Lastly, the text of Second Isaiah also suggests an answer to the central question we previously had to leave open. Are the prophetic promises of the coming kingdom of justice and peace subtle self-delusions, since they were apparently never fulfilled? Second Isaiah makes it clear that God does not miraculously remove the tendency to violence from the human world. But he enables his servant (a single individual or a complete community) to carry the misdeeds of others without repaying them in kind. The true character of violence is thus more decisively unmasked, and even evildoers can, at least subsequently, recognize the truth.

Many things certainly remain still unsaid even in Second Isaiah. The text remains ambiguous on the question of whether God unloads the crimes of the many on the servant, or whether they themselves do so. In the same way, it is not entirely clear how God helps his servant. Sometimes he is killed; at other times he is said to live a long life (Isa 53:8-10). Apparently the continuing life of the nation is being thought of, even if many individuals are killed. But how does God help the ones killed? It also remains uncertain whether God’s self-reflection in the words “I am who says: I am here,” is merely a human mode of expression, or whether it alludes to a polarity in God himself. Similarly, the tension between promise and reality is still completely unresolved here. Many texts of Second Isaiah sound as if a great transformation were soon to occur in the entire world. But this new beginning did not come about. Thus the writing of Second Isaiah remained by no means the last Old Testament text. Other attempts interpreted God’s work in a somewhat different way.

If Second Isaiah were the center of the Old Testament, one would have to conclude that, in spite of the above-mentioned lack of clarity, Girard’s theory indeed offers the best key to its authentic interpretation. But later Old Testament authors did not ascribe a special place to this prophet. His writings were even passed on under the name of an earlier prophet who had obviously left behind a stronger impression on the religious consciousness. In addition, the statements in the fourth song of the servant about universal and vicarious suffering were left for centuries “lying there, misunderstood, like an eccentric addition.” (10) Not a single biblical author or Jewish writer referred to them explicitly. By themselves the Old Testament writings can therefore not be brought together under a common denominator. Different tendencies remain standing side by side. At most, a real center can be found only when all the writings are interpreted anew in the light of the fate of Jesus. Such a new interpretation is legitimate, since the Old Testament itself is a history of constant reinterpretations.

Notes

1. See Jer 12:3; 15:15; 17:18; 18:21-23.

2. See Pss 7:7; 10:15; 11:6; 28:4; 31:18; 55:16; 56:8; 58:10; 59:14; 69:25; 79:6; 109:6-16; 137:7ff.; 143:12.

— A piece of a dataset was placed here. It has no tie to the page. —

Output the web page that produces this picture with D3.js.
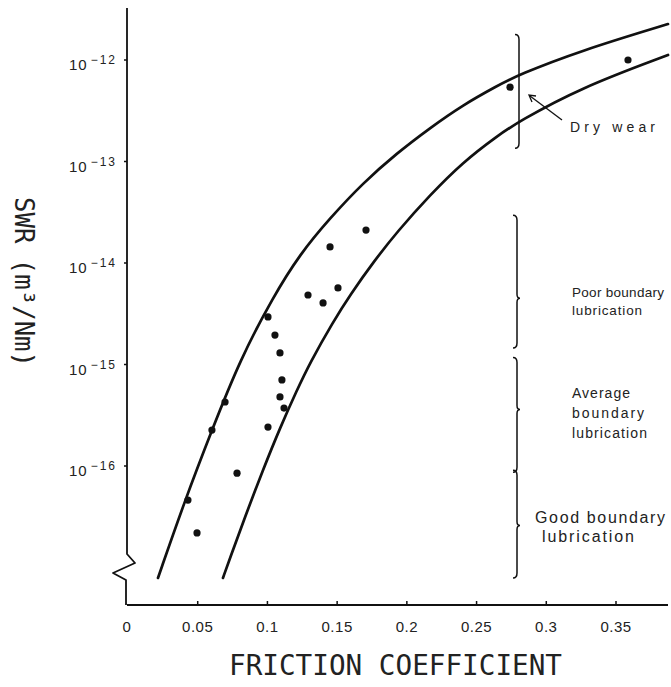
<!DOCTYPE html>
<html>
<head>
<meta charset="utf-8">
<script src="https://cdn.jsdelivr.net/npm/d3@7"></script>
<style>
  body { margin: 0; background: #fff; }
  svg { display: block; }
</style>
</head>
<body>
<div id="chart"></div>
<script>
// measured points: friction coefficient vs specific wear rate (m^3/Nm)
const pointFriction = [0.043, 0.0495, 0.0602, 0.0696, 0.0782, 0.1004, 0.1004, 0.1054, 0.109, 0.1104,
                       0.109, 0.1119, 0.1291, 0.1399, 0.1506, 0.1449, 0.1707, 0.274, 0.3586];
const pointSWR = [4.62e-17, 2.19e-17, 2.26e-16, 4.27e-16, 8.5e-17, 2.42e-16, 2.94e-15, 1.95e-15, 1.30e-15, 7.04e-16,
                  4.79e-16, 3.72e-16, 4.84e-15, 4.04e-15, 5.68e-15, 1.44e-14, 2.11e-14, 5.40e-13, 1.0e-12];

// upper bounding curve
const upperFriction = [0.0215, 0.0409, 0.0602, 0.0803, 0.104, 0.1234, 0.1449, 0.1685, 0.1929, 0.2166,
                       0.2403, 0.2647, 0.2797, 0.3242, 0.3873];
const upperSWR = [7.89e-18, 4.62e-17, 2.26e-16, 1.11e-15, 4.62e-15, 1.23e-14, 2.77e-14, 6.14e-14, 1.21e-13, 2.14e-13,
                  3.61e-13, 5.55e-13, 7.11e-13, 1.23e-12, 2.26e-12];

// lower bounding curve
const lowerFriction = [0.0681, 0.0732, 0.0839, 0.0968, 0.109, 0.1212, 0.1305, 0.147, 0.1592, 0.1771,
                       0.1929, 0.2166, 0.2403, 0.2647, 0.2797, 0.3242, 0.3873];
const lowerSWR = [7.89e-18, 1.24e-17, 3.15e-17, 9.14e-17, 2.37e-16, 5.61e-16, 1.04e-15, 2.62e-15, 4.84e-15, 1.07e-14,
                  2.02e-14, 4.68e-14, 9.89e-14, 1.78e-13, 2.45e-13, 5.30e-13, 1.12e-12];

// axes
const xTicks = [0, 0.05, 0.1, 0.15, 0.2, 0.25, 0.3, 0.35];
const xTickLabels = ["0", "0.05", "0.1", "0.15", "0.2", "0.25", "0.3", "0.35"];
const yTicks = [1e-12, 1e-13, 1e-14, 1e-15, 1e-16];
const yTickExponents = ["\u221212", "\u221213", "\u221214", "\u221215", "\u221216"];
const xTitle = "FRICTION  COEFFICIENT";
const yTitle = "SWR (m\u00b3/Nm)";

// lubrication regimes marked with braces on the right
const regimeLines = [["Dry wear"], ["Poor boundary", "lubrication"], ["Average", "boundary", "lubrication"], ["Good boundary", "lubrication"]];
const regimeTop = [1.78e-12, 2.95e-14, 1.17e-15, 9.1e-17];
const regimeBottom = [1.35e-13, 1.45e-15, 8.7e-17, 7.9e-18];
const regimeNotch = [null, 4.5e-15, 3.6e-16, 2.6e-17];

document.addEventListener("DOMContentLoaded", function () {

    function drawChart() {
        const width = 671;
        const height = 687;

        const svg = d3.select("#chart")
            .append("svg")
            .attr("width", width)
            .attr("height", height)
            .style("background", "#fff");

        const x = d3.scaleLinear().domain([0, 0.35]).range([128, 616]);
        const y = d3.scaleLog().domain([1e-16, 1e-12]).range([466, 60]);

        const axisX = 127;   // where the y axis is drawn
        const axisY = 605;   // where the x axis is drawn
        const ink = "#111";

        // y axis with a break near the bottom
        svg.append("path")
            .attr("d", `M${axisX},8 V554 L135,563 L113,573 L126,580 V${axisY}`)
            .attr("fill", "none")
            .attr("stroke", ink)
            .attr("stroke-width", 1.8)
            .attr("stroke-linejoin", "round");

        // x axis
        svg.append("line")
            .attr("x1", axisX).attr("x2", 668)
            .attr("y1", axisY).attr("y2", axisY)
            .attr("stroke", ink)
            .attr("stroke-width", 2.2);

        // x ticks point up, labels below
        const xt = svg.append("g");
        xt.selectAll("line")
            .data(xTicks.slice(1))
            .enter().append("line")
            .attr("x1", d => x(d)).attr("x2", d => x(d))
            .attr("y1", axisY).attr("y2", axisY - 4)
            .attr("stroke", ink)
            .attr("stroke-width", 1.5);
        xt.selectAll("text")
            .data(xTicks)
            .enter().append("text")
            .attr("x", d => d === 0 ? axisX : x(d))
            .attr("y", 632)
            .attr("text-anchor", "middle")
            .attr("font-family", "Liberation Sans, Arial, sans-serif")
            .attr("font-size", 15)
            .attr("letter-spacing", 0.5)
            .attr("fill", "#222")
            .text((d, i) => xTickLabels[i]);

        // y ticks and power-of-ten labels
        const yt = svg.append("g");
        yt.selectAll("line")
            .data(yTicks)
            .enter().append("line")
            .attr("x1", axisX - 3).attr("x2", axisX)
            .attr("y1", d => y(d)).attr("y2", d => y(d))
            .attr("stroke", ink)
            .attr("stroke-width", 1.5);
        const yLabels = yt.selectAll("text")
            .data(yTicks)
            .enter().append("text")
            .attr("x", 117)
            .attr("y", d => y(d) + 10)
            .attr("text-anchor", "end")
            .attr("font-family", "Liberation Sans, Arial, sans-serif")
            .attr("fill", "#222");
        yLabels.append("tspan")
            .attr("font-size", 15)
            .attr("letter-spacing", 1)
            .text("10");
        yLabels.append("tspan")
            .attr("dx", 3)
            .attr("dy", -6)
            .attr("font-size", 12)
            .attr("letter-spacing", 2)
            .text((d, i) => yTickExponents[i]);

        // axis titles
        svg.append("text")
            .attr("x", 229)
            .attr("y", 675)
            .attr("font-family", "DejaVu Sans Mono, monospace")
            .attr("font-size", 28)
            .attr("fill", "#222")
            .attr("textLength", 333)
            .attr("lengthAdjust", "spacingAndGlyphs")
            .text(xTitle);

        svg.append("text")
            .attr("transform", "translate(15,197) rotate(90)")
            .attr("font-family", "DejaVu Sans Mono, monospace")
            .attr("font-size", 27)
            .attr("fill", "#222")
            .attr("textLength", 170)
            .attr("lengthAdjust", "spacingAndGlyphs")
            .text(yTitle);

        // bounding curves, smoothed through the read-off points
        const line = d3.line()
            .x(d => x(d[0]))
            .y(d => y(d[1]))
            .curve(d3.curveBasis);

        [[upperFriction, upperSWR], [lowerFriction, lowerSWR]].forEach(([fx, fy]) => {
            svg.append("path")
                .datum(d3.zip(fx, fy))
                .attr("d", line)
                .attr("fill", "none")
                .attr("stroke", ink)
                .attr("stroke-width", 2.7)
                .attr("stroke-linecap", "round");
        });

        // data points
        svg.append("g")
            .selectAll("circle")
            .data(d3.zip(pointFriction, pointSWR))
            .enter().append("circle")
            .attr("cx", d => x(d[0]))
            .attr("cy", d => y(d[1]))
            .attr("r", 3.6)
            .attr("fill", ink);

        // braces for the lubrication regimes
        function bracePath(bx, y0, y1, yn) {
            const p = d3.path();
            p.moveTo(bx - 4, y0);
            p.quadraticCurveTo(bx, y0, bx, y0 + 5);
            if (yn !== null) {
                p.lineTo(bx, yn - 4);
                p.quadraticCurveTo(bx, yn, bx + 3, yn);
                p.quadraticCurveTo(bx, yn, bx, yn + 4);
            }
            p.lineTo(bx, y1 - 5);
            p.quadraticCurveTo(bx, y1, bx - 4, y1);
            return p.toString();
        }

        const braceX = [519, 517, 517, 517];
        const textX = [570, 572, 572, 535];
        const textBase = [132, 297, 398, 523];
        const textStep = [0, 18, 20, 19];
        const textSize = [14, 13.5, 14, 16];
        const textWidths = [[85], [92, 70], [58, 72, 75], [130, 92]];
        const textIndent = [[0], [0, 0], [0, 0, 0], [0, 7]];

        regimeLines.forEach((lines, i) => {
            const yn = regimeNotch[i] === null ? null : y(regimeNotch[i]);
            svg.append("path")
                .attr("d", bracePath(braceX[i], y(regimeTop[i]), y(regimeBottom[i]), yn))
                .attr("fill", "none")
                .attr("stroke", ink)
                .attr("stroke-width", 1.5);

            lines.forEach((t, j) => {
                svg.append("text")
                    .attr("x", textX[i] + textIndent[i][j])
                    .attr("y", textBase[i] + j * textStep[i])
                    .attr("font-family", "Liberation Sans, Arial, sans-serif")
                    .attr("font-size", textSize[i])
                    .attr("fill", "#222")
                    .attr("textLength", textWidths[i][j])
                    .attr("lengthAdjust", "spacing")
                    .text(t);
            });
        });

        // arrow from "Dry wear" to its brace
        svg.append("line")
            .attr("x1", 562).attr("y1", 120)
            .attr("x2", 530).attr("y2", 96)
            .attr("stroke", ink)
            .attr("stroke-width", 1.3);
        svg.append("path")
            .attr("d", "M536,96 L529,95 L532,102")
            .attr("fill", "none")
            .attr("stroke", ink)
            .attr("stroke-width", 1.3);
    }

    drawChart();
});
</script>
</body>
</html>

3. One could justify a different translation that would, however, be important only in regard to the question of whether the text means an individual or Israel when it speaks about the servant. (See N. Lohfink, “‘Israel’ in Isa 49:3,” Wort, Lied und Gottesspruch. Beiträge zu Psalmen und Propheten. Festschrift für Joseph Ziegler vol. 2, ed. J. Schreiner [Würzburg: Echter, 1972], 217-229).

4. At most in a restricted sense: Isa 50:11.

5. The expression “the many” (Isa 52:15; 53:11-12) is to be understood in the exclusive sense of “all” (see J. Jeremias, ThWBNT VI, 536-545).

6. W. Zimmerli, Studien zur alttestamentlichen Theologie und Prophetie [Munich: Kaiser, 1974], 217.

7. See Isa 43:1-14; 44:6-24; 47:4; 48:17-20; 49:7-25; 50:2; 51:11-14; 52:3; 54:5.

8. See Isa 40:9; 41:13-14; 43:5; 44:2; 51:7; 54:4.

9. See 41:4; 43:10; 44:6; 45:3; 48:12.

10. K. Koch, “Sühne und Sündenvergebung um die Wende von der exilischen zur nachexilischen Zeit,” Evangelischen Theologie 26 (1966): 237.